§ **What you should do**
Leave the pictures out. Retype exactly the lines below from the one containing "Output the Python" through the one containing "import plotly.graph_objects as go", and no others.

§ **Dataset content**
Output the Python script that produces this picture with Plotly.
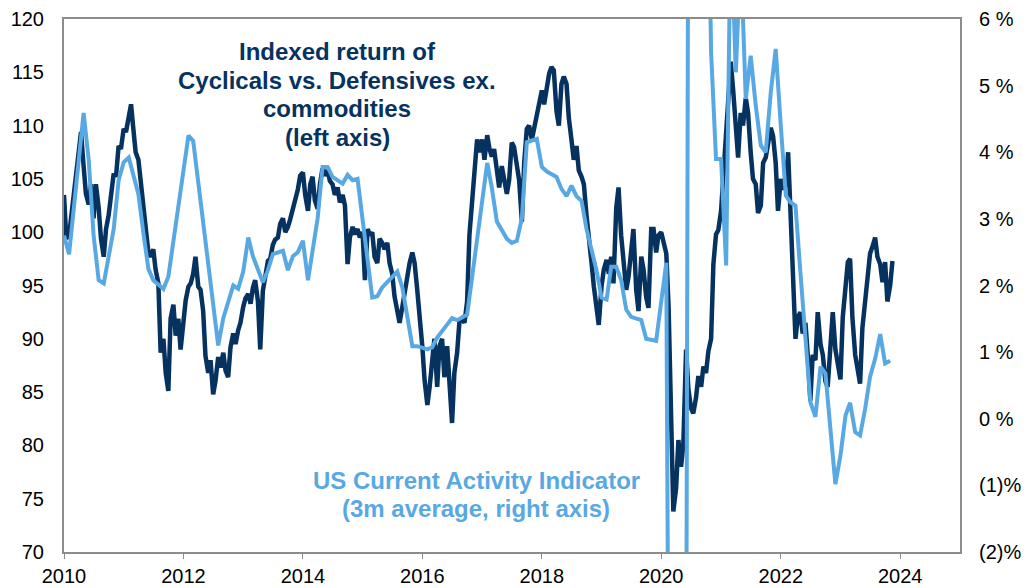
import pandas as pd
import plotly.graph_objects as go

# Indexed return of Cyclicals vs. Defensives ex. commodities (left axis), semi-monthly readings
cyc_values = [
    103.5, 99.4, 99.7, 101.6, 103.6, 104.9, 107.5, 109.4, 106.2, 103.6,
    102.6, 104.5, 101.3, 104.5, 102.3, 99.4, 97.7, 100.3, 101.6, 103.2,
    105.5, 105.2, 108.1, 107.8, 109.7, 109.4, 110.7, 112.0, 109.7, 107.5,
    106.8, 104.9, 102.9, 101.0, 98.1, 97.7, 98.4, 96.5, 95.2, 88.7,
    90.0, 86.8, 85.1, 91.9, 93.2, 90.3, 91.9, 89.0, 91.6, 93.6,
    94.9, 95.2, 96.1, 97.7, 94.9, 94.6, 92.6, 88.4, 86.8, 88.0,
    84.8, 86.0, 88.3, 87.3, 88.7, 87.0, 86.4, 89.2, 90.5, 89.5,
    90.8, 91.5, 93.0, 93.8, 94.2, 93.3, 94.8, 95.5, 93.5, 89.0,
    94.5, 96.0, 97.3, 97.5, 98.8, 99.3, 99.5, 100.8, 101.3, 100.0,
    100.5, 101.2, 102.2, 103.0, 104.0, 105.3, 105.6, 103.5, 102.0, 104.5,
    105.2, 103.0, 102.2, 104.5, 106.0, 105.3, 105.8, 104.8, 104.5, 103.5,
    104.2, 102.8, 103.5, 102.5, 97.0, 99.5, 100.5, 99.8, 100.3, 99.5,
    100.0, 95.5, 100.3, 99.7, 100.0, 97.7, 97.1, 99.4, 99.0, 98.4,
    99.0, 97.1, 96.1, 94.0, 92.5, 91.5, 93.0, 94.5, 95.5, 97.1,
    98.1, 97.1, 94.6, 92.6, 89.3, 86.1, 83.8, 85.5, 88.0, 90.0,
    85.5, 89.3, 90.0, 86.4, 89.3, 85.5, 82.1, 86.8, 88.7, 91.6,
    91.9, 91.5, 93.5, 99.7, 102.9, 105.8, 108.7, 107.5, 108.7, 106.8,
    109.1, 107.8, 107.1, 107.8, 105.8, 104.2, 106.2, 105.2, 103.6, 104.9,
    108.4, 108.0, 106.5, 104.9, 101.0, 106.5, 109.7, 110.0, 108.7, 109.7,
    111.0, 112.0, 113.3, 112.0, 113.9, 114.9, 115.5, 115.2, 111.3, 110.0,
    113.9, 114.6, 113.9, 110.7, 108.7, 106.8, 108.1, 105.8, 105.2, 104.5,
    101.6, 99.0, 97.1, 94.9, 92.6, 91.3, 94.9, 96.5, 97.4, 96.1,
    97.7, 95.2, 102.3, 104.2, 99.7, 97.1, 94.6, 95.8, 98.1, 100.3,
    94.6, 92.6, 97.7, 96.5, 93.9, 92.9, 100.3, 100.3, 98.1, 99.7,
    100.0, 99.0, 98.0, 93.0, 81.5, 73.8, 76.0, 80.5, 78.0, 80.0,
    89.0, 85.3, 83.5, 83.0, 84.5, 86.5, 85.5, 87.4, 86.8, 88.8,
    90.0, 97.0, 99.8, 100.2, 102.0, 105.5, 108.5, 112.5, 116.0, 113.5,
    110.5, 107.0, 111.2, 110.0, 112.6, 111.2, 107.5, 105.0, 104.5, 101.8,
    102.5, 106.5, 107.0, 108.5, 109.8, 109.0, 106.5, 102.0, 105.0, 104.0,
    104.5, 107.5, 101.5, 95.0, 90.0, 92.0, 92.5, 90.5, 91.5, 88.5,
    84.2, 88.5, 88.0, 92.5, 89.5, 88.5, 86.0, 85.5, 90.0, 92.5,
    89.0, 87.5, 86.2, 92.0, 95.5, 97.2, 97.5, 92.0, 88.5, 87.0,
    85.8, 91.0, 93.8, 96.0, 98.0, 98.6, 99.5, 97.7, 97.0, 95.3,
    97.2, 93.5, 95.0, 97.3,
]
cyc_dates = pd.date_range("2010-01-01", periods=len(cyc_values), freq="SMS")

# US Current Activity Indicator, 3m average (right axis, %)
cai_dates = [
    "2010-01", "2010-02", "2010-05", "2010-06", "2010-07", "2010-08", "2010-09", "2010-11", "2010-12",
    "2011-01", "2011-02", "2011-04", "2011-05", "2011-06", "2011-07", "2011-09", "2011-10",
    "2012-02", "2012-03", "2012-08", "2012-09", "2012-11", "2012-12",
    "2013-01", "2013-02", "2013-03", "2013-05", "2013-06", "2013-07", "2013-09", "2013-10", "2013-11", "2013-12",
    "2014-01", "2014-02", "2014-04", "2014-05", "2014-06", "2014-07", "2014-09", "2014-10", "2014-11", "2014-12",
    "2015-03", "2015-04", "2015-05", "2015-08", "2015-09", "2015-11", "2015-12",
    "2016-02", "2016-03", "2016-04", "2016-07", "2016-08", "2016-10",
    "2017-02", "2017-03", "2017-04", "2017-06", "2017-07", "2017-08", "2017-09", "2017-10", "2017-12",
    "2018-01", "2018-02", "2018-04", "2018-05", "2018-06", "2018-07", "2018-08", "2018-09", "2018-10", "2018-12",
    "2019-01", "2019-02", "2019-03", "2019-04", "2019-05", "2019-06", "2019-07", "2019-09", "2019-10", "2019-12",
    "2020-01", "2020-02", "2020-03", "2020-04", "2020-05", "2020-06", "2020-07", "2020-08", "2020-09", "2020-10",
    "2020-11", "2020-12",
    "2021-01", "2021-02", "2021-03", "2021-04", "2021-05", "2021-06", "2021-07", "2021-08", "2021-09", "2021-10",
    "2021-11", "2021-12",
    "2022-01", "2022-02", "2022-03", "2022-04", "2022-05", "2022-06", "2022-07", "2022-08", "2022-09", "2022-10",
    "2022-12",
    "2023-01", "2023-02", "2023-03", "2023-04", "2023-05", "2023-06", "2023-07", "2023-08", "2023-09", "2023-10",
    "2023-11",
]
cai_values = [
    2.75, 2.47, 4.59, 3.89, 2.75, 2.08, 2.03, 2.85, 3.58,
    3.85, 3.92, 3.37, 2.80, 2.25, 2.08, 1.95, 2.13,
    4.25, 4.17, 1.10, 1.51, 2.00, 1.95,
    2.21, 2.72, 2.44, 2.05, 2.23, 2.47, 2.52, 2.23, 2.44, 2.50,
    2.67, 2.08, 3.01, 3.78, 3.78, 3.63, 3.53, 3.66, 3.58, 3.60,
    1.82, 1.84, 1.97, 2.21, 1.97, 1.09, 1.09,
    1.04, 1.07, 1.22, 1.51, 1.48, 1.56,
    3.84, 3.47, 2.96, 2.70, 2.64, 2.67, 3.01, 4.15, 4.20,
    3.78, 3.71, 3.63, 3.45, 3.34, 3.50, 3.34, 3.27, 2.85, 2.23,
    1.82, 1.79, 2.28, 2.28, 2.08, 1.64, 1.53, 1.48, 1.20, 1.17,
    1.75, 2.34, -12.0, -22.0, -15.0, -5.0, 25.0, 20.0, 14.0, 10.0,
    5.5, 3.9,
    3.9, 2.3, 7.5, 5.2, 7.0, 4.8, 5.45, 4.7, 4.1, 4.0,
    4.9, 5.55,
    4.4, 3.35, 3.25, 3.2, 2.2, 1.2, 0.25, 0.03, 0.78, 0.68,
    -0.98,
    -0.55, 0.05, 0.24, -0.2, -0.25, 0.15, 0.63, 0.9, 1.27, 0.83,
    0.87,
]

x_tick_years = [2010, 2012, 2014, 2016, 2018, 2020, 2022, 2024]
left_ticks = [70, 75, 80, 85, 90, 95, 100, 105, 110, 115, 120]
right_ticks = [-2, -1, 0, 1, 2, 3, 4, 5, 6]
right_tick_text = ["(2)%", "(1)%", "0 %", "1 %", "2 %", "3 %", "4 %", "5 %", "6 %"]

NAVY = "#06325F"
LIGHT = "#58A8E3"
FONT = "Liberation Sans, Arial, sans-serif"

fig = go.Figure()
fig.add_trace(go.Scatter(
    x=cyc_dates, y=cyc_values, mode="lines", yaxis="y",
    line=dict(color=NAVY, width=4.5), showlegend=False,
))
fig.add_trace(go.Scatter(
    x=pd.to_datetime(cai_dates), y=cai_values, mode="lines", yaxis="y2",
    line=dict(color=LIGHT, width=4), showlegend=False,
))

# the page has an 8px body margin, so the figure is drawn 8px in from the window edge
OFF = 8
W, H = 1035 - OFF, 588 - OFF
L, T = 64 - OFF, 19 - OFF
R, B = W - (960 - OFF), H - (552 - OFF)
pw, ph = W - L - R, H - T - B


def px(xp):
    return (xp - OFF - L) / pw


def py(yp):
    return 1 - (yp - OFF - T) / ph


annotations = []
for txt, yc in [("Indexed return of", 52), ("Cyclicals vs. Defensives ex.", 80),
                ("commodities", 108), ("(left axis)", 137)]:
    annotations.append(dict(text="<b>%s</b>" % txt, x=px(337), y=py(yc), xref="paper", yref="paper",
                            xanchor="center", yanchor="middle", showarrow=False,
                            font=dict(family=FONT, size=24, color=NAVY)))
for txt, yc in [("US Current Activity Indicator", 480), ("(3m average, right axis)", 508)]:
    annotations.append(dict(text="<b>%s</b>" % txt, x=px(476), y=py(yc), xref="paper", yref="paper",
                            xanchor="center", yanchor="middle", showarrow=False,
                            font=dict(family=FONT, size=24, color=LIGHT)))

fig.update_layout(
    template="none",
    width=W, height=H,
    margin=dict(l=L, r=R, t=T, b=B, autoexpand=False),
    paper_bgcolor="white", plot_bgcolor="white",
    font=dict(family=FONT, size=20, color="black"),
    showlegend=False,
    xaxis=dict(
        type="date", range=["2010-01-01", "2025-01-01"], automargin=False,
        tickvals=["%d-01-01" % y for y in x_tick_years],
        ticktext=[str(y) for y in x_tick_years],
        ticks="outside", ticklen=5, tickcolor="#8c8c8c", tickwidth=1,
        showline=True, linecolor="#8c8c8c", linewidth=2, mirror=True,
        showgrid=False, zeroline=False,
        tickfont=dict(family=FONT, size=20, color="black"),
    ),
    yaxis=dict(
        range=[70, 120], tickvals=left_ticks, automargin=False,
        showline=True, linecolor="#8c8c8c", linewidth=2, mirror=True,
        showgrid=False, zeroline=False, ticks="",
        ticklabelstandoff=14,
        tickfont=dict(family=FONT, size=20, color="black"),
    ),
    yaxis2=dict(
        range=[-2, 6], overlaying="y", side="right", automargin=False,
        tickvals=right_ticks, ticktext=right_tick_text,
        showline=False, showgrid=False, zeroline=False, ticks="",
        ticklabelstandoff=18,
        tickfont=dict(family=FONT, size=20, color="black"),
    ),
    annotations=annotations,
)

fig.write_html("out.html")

==

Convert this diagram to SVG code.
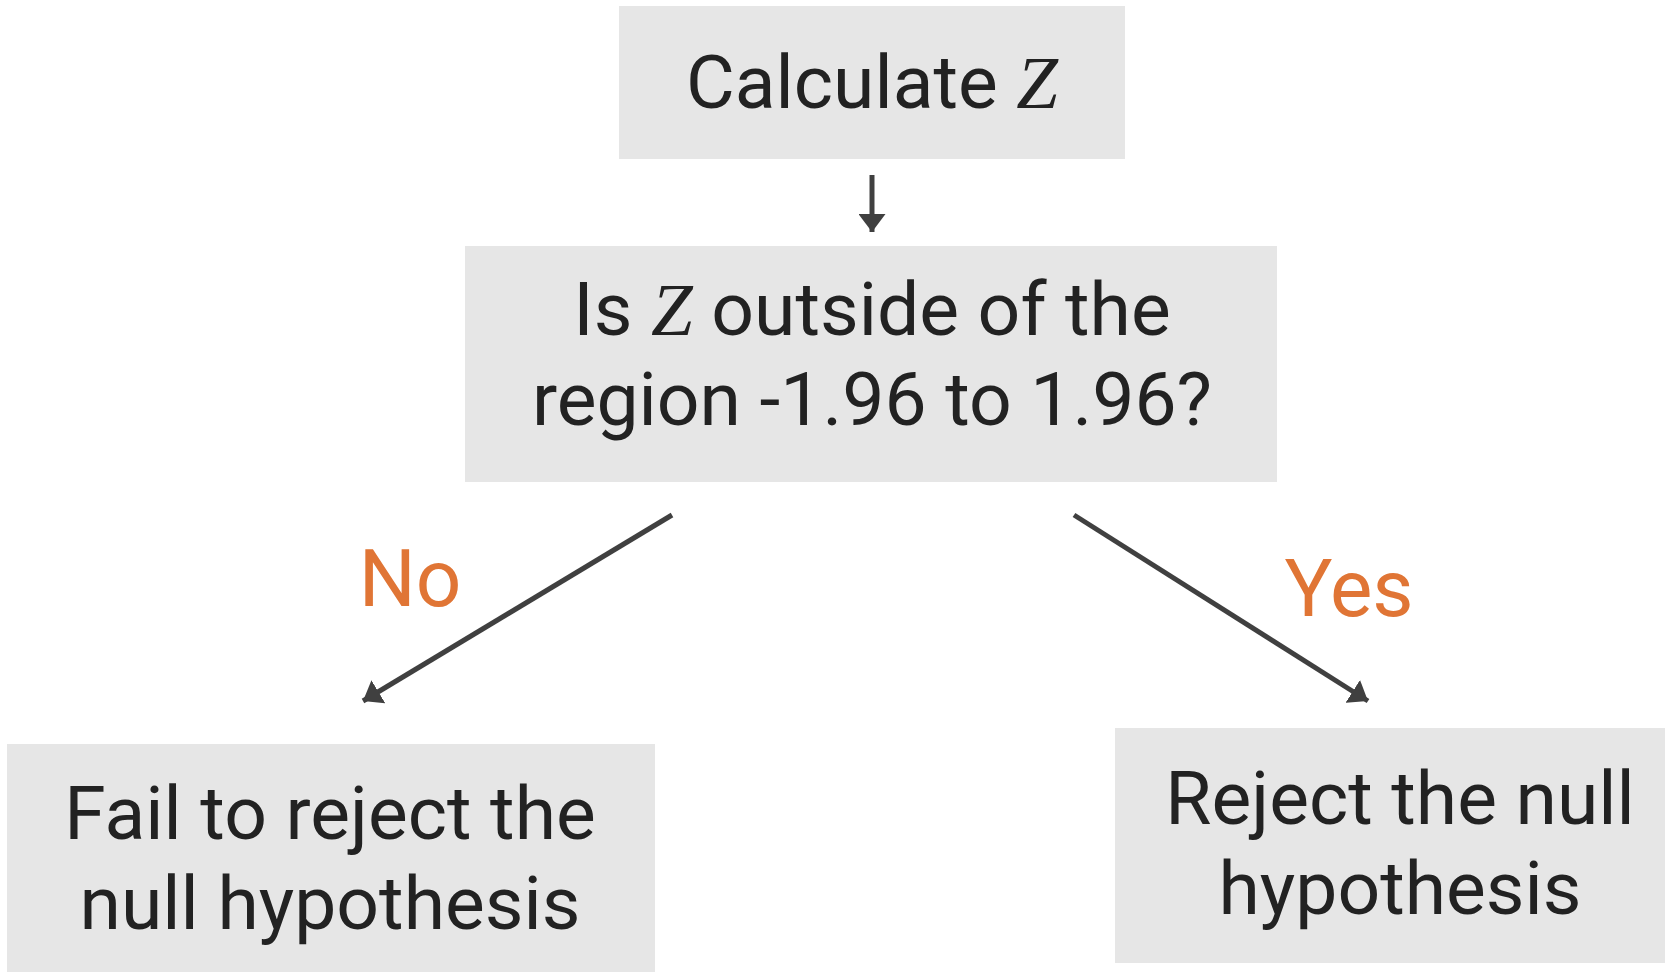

* * *

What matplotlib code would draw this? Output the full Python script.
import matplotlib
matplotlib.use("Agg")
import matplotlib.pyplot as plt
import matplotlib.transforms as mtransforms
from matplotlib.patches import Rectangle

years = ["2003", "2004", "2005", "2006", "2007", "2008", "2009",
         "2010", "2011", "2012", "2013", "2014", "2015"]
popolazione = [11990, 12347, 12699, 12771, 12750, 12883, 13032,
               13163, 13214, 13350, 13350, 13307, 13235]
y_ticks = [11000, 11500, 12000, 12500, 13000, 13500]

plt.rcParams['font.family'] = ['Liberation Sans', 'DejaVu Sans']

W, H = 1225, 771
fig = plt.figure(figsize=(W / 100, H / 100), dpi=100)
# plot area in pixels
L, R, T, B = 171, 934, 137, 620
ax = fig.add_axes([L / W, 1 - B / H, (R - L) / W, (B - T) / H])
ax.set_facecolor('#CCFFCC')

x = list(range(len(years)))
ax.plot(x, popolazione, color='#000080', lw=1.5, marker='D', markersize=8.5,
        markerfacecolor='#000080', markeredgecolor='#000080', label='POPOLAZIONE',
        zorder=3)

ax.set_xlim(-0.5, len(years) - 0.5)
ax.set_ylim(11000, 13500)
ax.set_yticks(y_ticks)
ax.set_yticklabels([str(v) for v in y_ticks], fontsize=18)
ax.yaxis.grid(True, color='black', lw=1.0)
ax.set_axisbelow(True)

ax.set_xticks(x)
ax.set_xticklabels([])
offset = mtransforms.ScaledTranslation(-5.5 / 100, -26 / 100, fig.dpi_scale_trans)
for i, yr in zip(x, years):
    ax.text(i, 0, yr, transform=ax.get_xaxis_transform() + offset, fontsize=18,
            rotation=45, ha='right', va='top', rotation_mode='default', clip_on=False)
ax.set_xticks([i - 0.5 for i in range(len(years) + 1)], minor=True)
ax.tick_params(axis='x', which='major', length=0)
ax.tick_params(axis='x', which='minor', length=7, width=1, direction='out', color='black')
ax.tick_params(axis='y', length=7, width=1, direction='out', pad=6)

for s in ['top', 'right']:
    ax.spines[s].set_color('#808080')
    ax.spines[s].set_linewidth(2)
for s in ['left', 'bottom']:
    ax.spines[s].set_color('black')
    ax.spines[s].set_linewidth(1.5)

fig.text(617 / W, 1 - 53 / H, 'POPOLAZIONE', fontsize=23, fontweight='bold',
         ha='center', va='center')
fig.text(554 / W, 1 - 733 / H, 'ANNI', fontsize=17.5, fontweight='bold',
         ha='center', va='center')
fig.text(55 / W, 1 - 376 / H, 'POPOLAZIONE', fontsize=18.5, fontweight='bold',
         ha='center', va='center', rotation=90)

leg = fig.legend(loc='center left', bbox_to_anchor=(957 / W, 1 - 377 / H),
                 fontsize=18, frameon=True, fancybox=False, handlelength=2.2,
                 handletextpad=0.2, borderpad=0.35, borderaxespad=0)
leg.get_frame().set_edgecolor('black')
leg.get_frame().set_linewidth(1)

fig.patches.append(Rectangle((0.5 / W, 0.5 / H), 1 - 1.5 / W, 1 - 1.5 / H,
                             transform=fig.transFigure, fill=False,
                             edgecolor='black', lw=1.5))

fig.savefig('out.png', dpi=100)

§ **Response**
Output the Python script that produces this picture with Plotly.
import pandas as pd
import plotly.graph_objects as go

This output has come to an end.